Senate Homeland Security and Governmental Affairs Chairwoman Susan Collins, R-Maine, and Sen. Thomas Carper, D-Del., the chief proponents of last year's bill, are leaning toward backing administration requests intended to provide financial transparency, according to Senate aides.

In exchange, they said, the White House might allow more flexibility in allowing the Postal Service to tap a retirement escrow account that the Postal Service contends is overfunded. The White House has opposed that approach, as well as the way the bill shifts the cost of military pensions to the Treasury Department.

The negotiations over the legislation come as the board of the Postal Service took the first step Thursday toward seeking a rate increase -- a process that can take close to a year.

Administration opposition kept postal overhaul bills from reaching the floor of either chamber last year despite both committees approving them unanimously. The White House has been meeting regularly with majority and minority staff of the House Government Reform Committee, aides said. Although most participants expect the Senate bill to be closer to the final version, the House likely will need to adopt some administration proposals to win the support of the chamber's leaders, a lobbyist for the mailing industry said.

"Asking members of the House to vote for a bill that the White House doesn't like, the leadership doesn't like, the mailing industry doesn't like, in the hopes that it can be worked out in conference, that's a roll of the dice," said Ben Cooper, who tracks legislation for the Printing Industries of America.

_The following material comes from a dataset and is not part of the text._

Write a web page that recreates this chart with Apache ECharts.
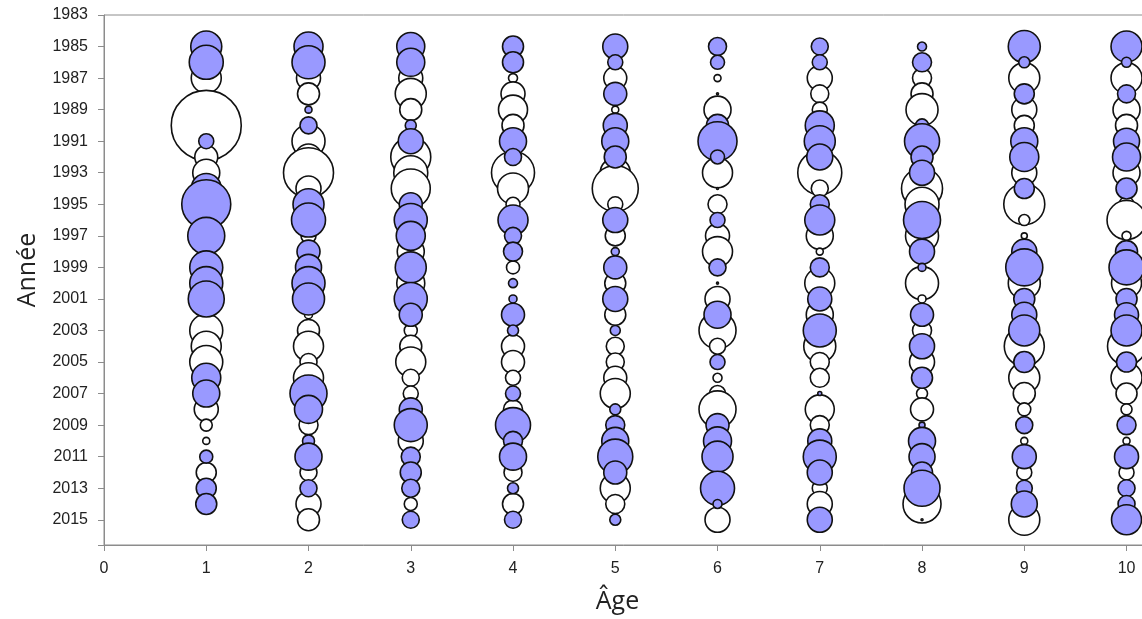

At the White House's behest, the Senate measure -- expected to be introduced next month -- likely will limit or strike provisions giving the Postal Service leeway for banking and investment practices, Senate aides said.

It also might include language requiring the agency to file SEC-like reports to a regulatory board. In addition to the escrow negotiations, the Senate measure might give the Postal Service greater flexibility in negotiating work-sharing agreements, which allow the agency to offer discounts to large mailers for presorting mail and other tasks normally done by postal workers.

Collins championed a broader work-sharing provision last year. But committee Democrats, joined by Sen. Arlen Specter, R-Pa. opposed it. Specter is no longer on the Governmental Affairs panel; proponents say the new work-sharing language probably will be a compromise between Carper and Collins.

It is not clear whether the White House will be willing to make similar concessions on military pensions. The White House would like the agency to assume responsibility for the benefits of its military retirees. Although nearly all stakeholders -- including the Postal Service, unions and the mailing industry -- oppose the idea, the White House has stood firm, lobbyists say.

"I don't know of anyone that likes it, other than the people in the administration," Cooper said. "That doesn't mean that some people aren't ready to throw up their hands."